- _Written request_:
Will you output all of the data below exactly, omitting the images?

- _Dataset extract_:
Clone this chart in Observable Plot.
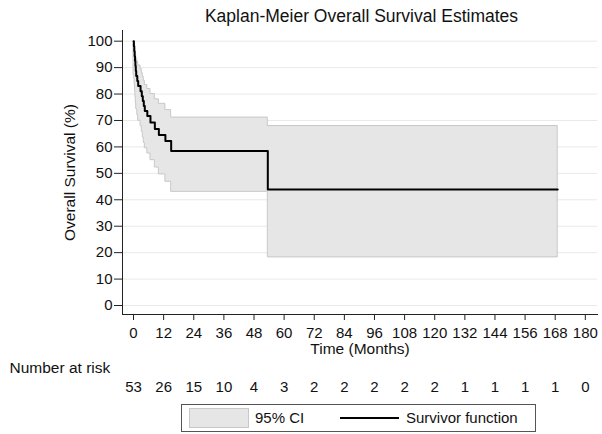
<!DOCTYPE html>
<html>
<head>
<meta charset="utf-8">
<script src="https://cdn.jsdelivr.net/npm/d3@7"></script>
<script src="https://cdn.jsdelivr.net/npm/@observablehq/plot@0.6"></script>
<style>
  html, body { margin: 0; padding: 0; background: white; }
  body { width: 602px; height: 434px; position: relative; overflow: hidden;
         font-family: "Liberation Sans", Arial, Helvetica, sans-serif; color: #111; }
  #title { position: absolute; left: 124px; width: 475px; top: 6px; text-align: center;
           font-size: 17.5px; line-height: 20px; }
  #chart { position: absolute; left: 0; top: 30px; }
  #legend { position: absolute; left: 181px; top: 404px; width: 355px; height: 28px;
            border: 1px solid #555; box-sizing: border-box; font-size: 15px; }
  #legend .sw { position: absolute; left: 7px; top: 3px; width: 60px; height: 20px; box-sizing: border-box; }
  #legend .ln { position: absolute; left: 158px; top: 12px; width: 59px; height: 2px; }
  #legend .t { position: absolute; top: 4px; line-height: 18px; white-space: nowrap; }
</style>
</head>
<body>
<div id="title"></div>
<div id="chart"></div>
<div id="legend">
  <div class="sw"></div><div class="t" id="l1" style="left:73px"></div>
  <div class="ln"></div><div class="t" id="l2" style="left:224px"></div>
</div>
<script>
// ---- data ----
const titleText = "Kaplan-Meier Overall Survival Estimates";
const yLabel = "Overall Survival (%)";
const xLabel = "Time (Months)";
const riskLabel = "Number at risk";
const legendLabels = ["95% CI", "Survivor function"];

// Kaplan-Meier step function (months, % surviving)
const times    = [0, 0.15, 0.3, 0.45, 0.6, 0.75, 0.9, 1.07, 1.5, 1.86, 2.8, 3.3, 3.7, 4.1, 4.5, 5.5, 6.75, 8.5, 10.1, 12.7, 15.0, 53.5, 169];
const survival = [100, 98.1, 96.2, 94.3, 92.5, 90.6, 88.7, 86.8, 84.9, 83.0, 81.1, 79.2, 77.4, 75.5, 73.6, 71.7, 69.2, 66.8, 64.5, 62.2, 58.5, 43.9, 43.9];
const ciLower  = [null, 87.2, 85.7, 83.5, 81.1, 78.8, 76.5, 74.3, 72.1, 69.9, 67.8, 65.7, 63.6, 61.5, 59.5, 57.5, 55.0, 52.2, 49.6, 46.8, 43.0, 18.2, 18.2];
const ciUpper  = [null, 99.7, 99.0, 98.1, 97.1, 96.0, 94.8, 93.5, 92.2, 90.8, 89.4, 87.9, 86.5, 85.0, 83.4, 81.9, 80.0, 78.0, 76.3, 73.9, 71.1, 67.9, 67.9];

const xTicks = [0, 12, 24, 36, 48, 60, 72, 84, 96, 108, 120, 132, 144, 156, 168, 180];
const yTicks = [0, 10, 20, 30, 40, 50, 60, 70, 80, 90, 100];
const atRisk = [53, 26, 15, 10, 4, 3, 2, 2, 2, 2, 2, 1, 1, 1, 1, 0];

// ---- styles ----
const bandFill = "#e6e6e6", bandStroke = "#c8c8c8", lineColor = "#000", gridColor = "#e9e9e9", axisColor = "#222";

const curve = times.map((t, i) => ({t, s: survival[i], lo: ciLower[i], hi: ciUpper[i]}));
const band = curve.filter(d => d.lo != null);
const risk = xTicks.map((t, i) => ({t, n: atRisk[i]}));

document.getElementById("title").textContent = titleText;
document.getElementById("l1").textContent = legendLabels[0];
document.getElementById("l2").textContent = legendLabels[1];
const sw = document.querySelector("#legend .sw");
sw.style.background = bandFill; sw.style.border = `1px solid ${bandStroke}`;
document.querySelector("#legend .ln").style.background = lineColor;

const chart = Plot.plot({
  width: 602,
  height: 372,
  marginLeft: 122,
  marginRight: 5,
  marginTop: 0,
  marginBottom: 88,
  x: {domain: [-4.39, 184.85], label: null},
  y: {domain: [-3.4, 104.04], label: null},
  style: {fontFamily: "'Liberation Sans', Arial, Helvetica, sans-serif", fontSize: "15px", color: "#111", background: "white", overflow: "visible"},
  marks: [
    Plot.ruleY(yTicks, {stroke: gridColor, strokeWidth: 1}),
    Plot.areaY(band, {x: "t", y1: "lo", y2: "hi", curve: "step-after", fill: bandFill, stroke: bandStroke, strokeWidth: 1}),
    Plot.line(curve, {x: "t", y: "s", curve: "step-after", stroke: lineColor, strokeWidth: 2}),
    Plot.axisY({ticks: yTicks, tickSize: 8, tickPadding: 2, label: null, fontSize: 15, stroke: axisColor}),
    Plot.axisX({ticks: xTicks, tickSize: 6, tickPadding: 7, label: null, fontSize: 15, stroke: axisColor}),
    Plot.frame({anchor: "left", stroke: axisColor}),
    Plot.frame({anchor: "bottom", stroke: axisColor}),
    Plot.text([yLabel], {frameAnchor: "left", text: d => d, rotate: -90, textAnchor: "middle", dx: -52, fontSize: 15.5}),
    Plot.text([xLabel], {frameAnchor: "bottom", text: d => d, dy: 39, fontSize: 15.5}),
    Plot.text([riskLabel], {frameAnchor: "bottom-left", text: d => d, dx: -113, dy: 58, textAnchor: "start", fontSize: 15.5}),
    Plot.text(risk, {x: "t", text: "n", frameAnchor: "bottom", dy: 77.5, fontSize: 15})
  ]
});
document.getElementById("chart").appendChild(chart);
</script>
</body>
</html>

- _Task result_:
Clone this chart in Observable Plot.
<!DOCTYPE html>
<html>
<head>
<meta charset="utf-8">
<script src="https://cdn.jsdelivr.net/npm/d3@7"></script>
<script src="https://cdn.jsdelivr.net/npm/@observablehq/plot@0.6"></script>
<style>
  html, body { margin: 0; padding: 0; background: white; }
  body { width: 602px; height: 434px; position: relative; overflow: hidden;
         font-family: "Liberation Sans", Arial, Helvetica, sans-serif; color: #111; }
  #title { position: absolute; left: 124px; width: 475px; top: 6px; text-align: center;
           font-size: 17.5px; line-height: 20px; }
  #chart { position: absolute; left: 0; top: 30px; }
  #legend { position: absolute; left: 181px; top: 404px; width: 355px; height: 28px;
            border: 1px solid #555; box-sizing: border-box; font-size: 15px; }
  #legend .sw { position: absolute; left: 7px; top: 3px; width: 60px; height: 20px; box-sizing: border-box; }
  #legend .ln { position: absolute; left: 158px; top: 12px; width: 59px; height: 2px; }
  #legend .t { position: absolute; top: 4px; line-height: 18px; white-space: nowrap; }
</style>
</head>
<body>
<div id="title"></div>
<div id="chart"></div>
<div id="legend">
  <div class="sw"></div><div class="t" id="l1" style="left:73px"></div>
  <div class="ln"></div><div class="t" id="l2" style="left:224px"></div>
</div>
<script>
// ---- data ----
const titleText = "Kaplan-Meier Overall Survival Estimates";
const yLabel = "Overall Survival (%)";
const xLabel = "Time (Months)";
const riskLabel = "Number at risk";
const legendLabels = ["95% CI", "Survivor function"];

// Kaplan-Meier step function (months, % surviving)
const times    = [0, 0.15, 0.3, 0.45, 0.6, 0.75, 0.9, 1.07, 1.5, 1.86, 2.8, 3.3, 3.7, 4.1, 4.5, 5.5, 6.75, 8.5, 10.1, 12.7, 15.0, 53.5, 169];
const survival = [100, 98.1, 96.2, 94.3, 92.5, 90.6, 88.7, 86.8, 84.9, 83.0, 81.1, 79.2, 77.4, 75.5, 73.6, 71.7, 69.2, 66.8, 64.5, 62.2, 58.5, 43.9, 43.9];
const ciLower  = [null, 87.2, 85.7, 83.5, 81.1, 78.8, 76.5, 74.3, 72.1, 69.9, 67.8, 65.7, 63.6, 61.5, 59.5, 57.5, 55.0, 52.2, 49.6, 46.8, 43.0, 18.2, 18.2];
const ciUpper  = [null, 99.7, 99.0, 98.1, 97.1, 96.0, 94.8, 93.5, 92.2, 90.8, 89.4, 87.9, 86.5, 85.0, 83.4, 81.9, 80.0, 78.0, 76.3, 73.9, 71.1, 67.9, 67.9];

const xTicks = [0, 12, 24, 36, 48, 60, 72, 84, 96, 108, 120, 132, 144, 156, 168, 180];
const yTicks = [0, 10, 20, 30, 40, 50, 60, 70, 80, 90, 100];
const atRisk = [53, 26, 15, 10, 4, 3, 2, 2, 2, 2, 2, 1, 1, 1, 1, 0];

// ---- styles ----
const bandFill = "#e6e6e6", bandStroke = "#c8c8c8", lineColor = "#000", gridColor = "#e9e9e9", axisColor = "#222";

const curve = times.map((t, i) => ({t, s: survival[i], lo: ciLower[i], hi: ciUpper[i]}));
const band = curve.filter(d => d.lo != null);
const risk = xTicks.map((t, i) => ({t, n: atRisk[i]}));

document.getElementById("title").textContent = titleText;
document.getElementById("l1").textContent = legendLabels[0];
document.getElementById("l2").textContent = legendLabels[1];
const sw = document.querySelector("#legend .sw");
sw.style.background = bandFill; sw.style.border = `1px solid ${bandStroke}`;
document.querySelector("#legend .ln").style.background = lineColor;

const chart = Plot.plot({
  width: 602,
  height: 372,
  marginLeft: 122,
  marginRight: 5,
  marginTop: 0,
  marginBottom: 88,
  x: {domain: [-4.39, 184.85], label: null},
  y: {domain: [-3.4, 104.04], label: null},
  style: {fontFamily: "'Liberation Sans', Arial, Helvetica, sans-serif", fontSize: "15px", color: "#111", background: "white", overflow: "visible"},
  marks: [
    Plot.ruleY(yTicks, {stroke: gridColor, strokeWidth: 1}),
    Plot.areaY(band, {x: "t", y1: "lo", y2: "hi", curve: "step-after", fill: bandFill, stroke: bandStroke, strokeWidth: 1}),
    Plot.line(curve, {x: "t", y: "s", curve: "step-after", stroke: lineColor, strokeWidth: 2}),
    Plot.axisY({ticks: yTicks, tickSize: 8, tickPadding: 2, label: null, fontSize: 15, stroke: axisColor}),
    Plot.axisX({ticks: xTicks, tickSize: 6, tickPadding: 7, label: null, fontSize: 15, stroke: axisColor}),
    Plot.frame({anchor: "left", stroke: axisColor}),
    Plot.frame({anchor: "bottom", stroke: axisColor}),
    Plot.text([yLabel], {frameAnchor: "left", text: d => d, rotate: -90, textAnchor: "middle", dx: -52, fontSize: 15.5}),
    Plot.text([xLabel], {frameAnchor: "bottom", text: d => d, dy: 39, fontSize: 15.5}),
    Plot.text([riskLabel], {frameAnchor: "bottom-left", text: d => d, dx: -113, dy: 58, textAnchor: "start", fontSize: 15.5}),
    Plot.text(risk, {x: "t", text: "n", frameAnchor: "bottom", dy: 77.5, fontSize: 15})
  ]
});
document.getElementById("chart").appendChild(chart);
</script>
</body>
</html>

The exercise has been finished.